Bubbles and Inflation: Do They Matter to the High Yield Market?

The talk of a high-yield bubble and the potential for inflation are likely to remain at the forefront and impact returns throughout the rest of 2011 for the credit markets. Although the list of high-yield market issues continues to grow, two in particular still overshadow the high-yield markets: the high-yield bubble and inflation. Below we provide our view on these two issues and how we are positioning our fund to deal with any impacts.

High-Yield Bubble

After a year of record performance in the high-yield credit space, many are making the call that the market is reaching a peak. Historically the market yields 7–8 percent, although it spiked to over 17 percent during the 2008–2009 credit crisis. During the latter part of 2010 and into 2011 yields have declined below 7 percent, driven by a combination of a recovering economy, stronger credit markets, and a historically low U.S. Treasury yield. Despite the low yields, credit spreads remain above historical levels and indicate that return potential still remains in the high yield space.
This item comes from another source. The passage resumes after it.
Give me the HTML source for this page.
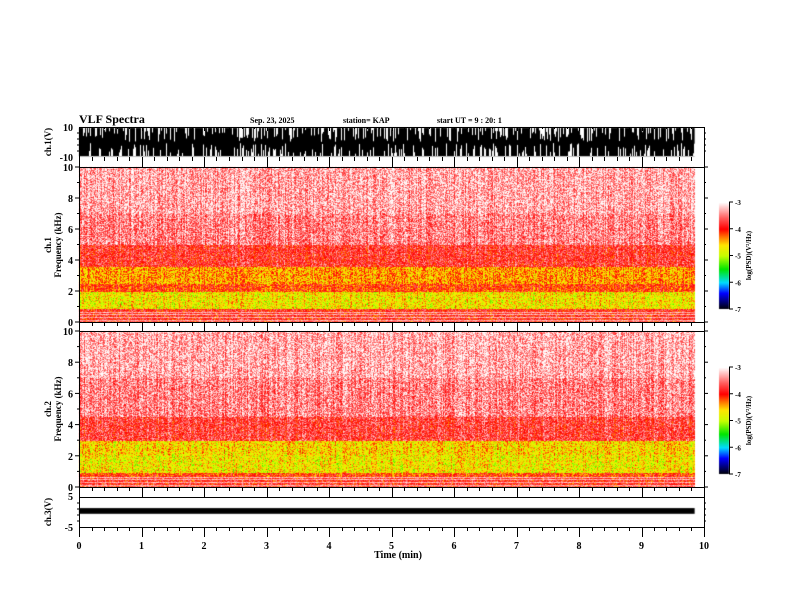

Credit spreads are more a measure of market risk, as it is the compensation investors receive above Treasuries for holding a bond. Similar to yields, spreads have moved in the same fashion over the past five years, seeing a peak in 2008–09 and then steadily declining. The difference is current spreads are still about 200 bp above pre-credit crisis levels, indicating potential for additional spread compression in the market. Looking at the market from a spread perspective strips out the impact from low Treasury rates and provides a cleaner comparison with prior periods. From this standpoint we continue to see potential upside in the high-yield market as spreads continue to compress, although we expect return to be driving more by individual name selection than broad index buying.


Inflationary pressures have slowly started to show up in the macroeconomic data, but from a bottom-up perspective, the risk of inflation appears more pronounced. In late March, a number of companies including Kimberly Clarke, Colgate, Hershey’s, and P&G announced 5–7 percent price increases. Wal-Mart’s CEO has also come out saying he expects to see price inflation across the retailer. An increasing concern is the relationship between inflation and wage growth, as at the end of March inflation was growing at 2 percent while average hourly earnings were up only 1.7 percent. Companies appear to be using the high unemployment environment to maintain low wages (greater supply of workers = no need to pay higher wages), which should provide a benefit to corporate margins in the short term, but may cause the consumer to cut back spending if inflationary pressures continue. Historically increased inflation has been a near-term positive for the high-yield markets, as it is typically a sign of an improving economy. On a longer term basis, inflation can create a problem for high-yield, which is why we continue to maintain a shorter duration and have increased our holdings of floating rate debt.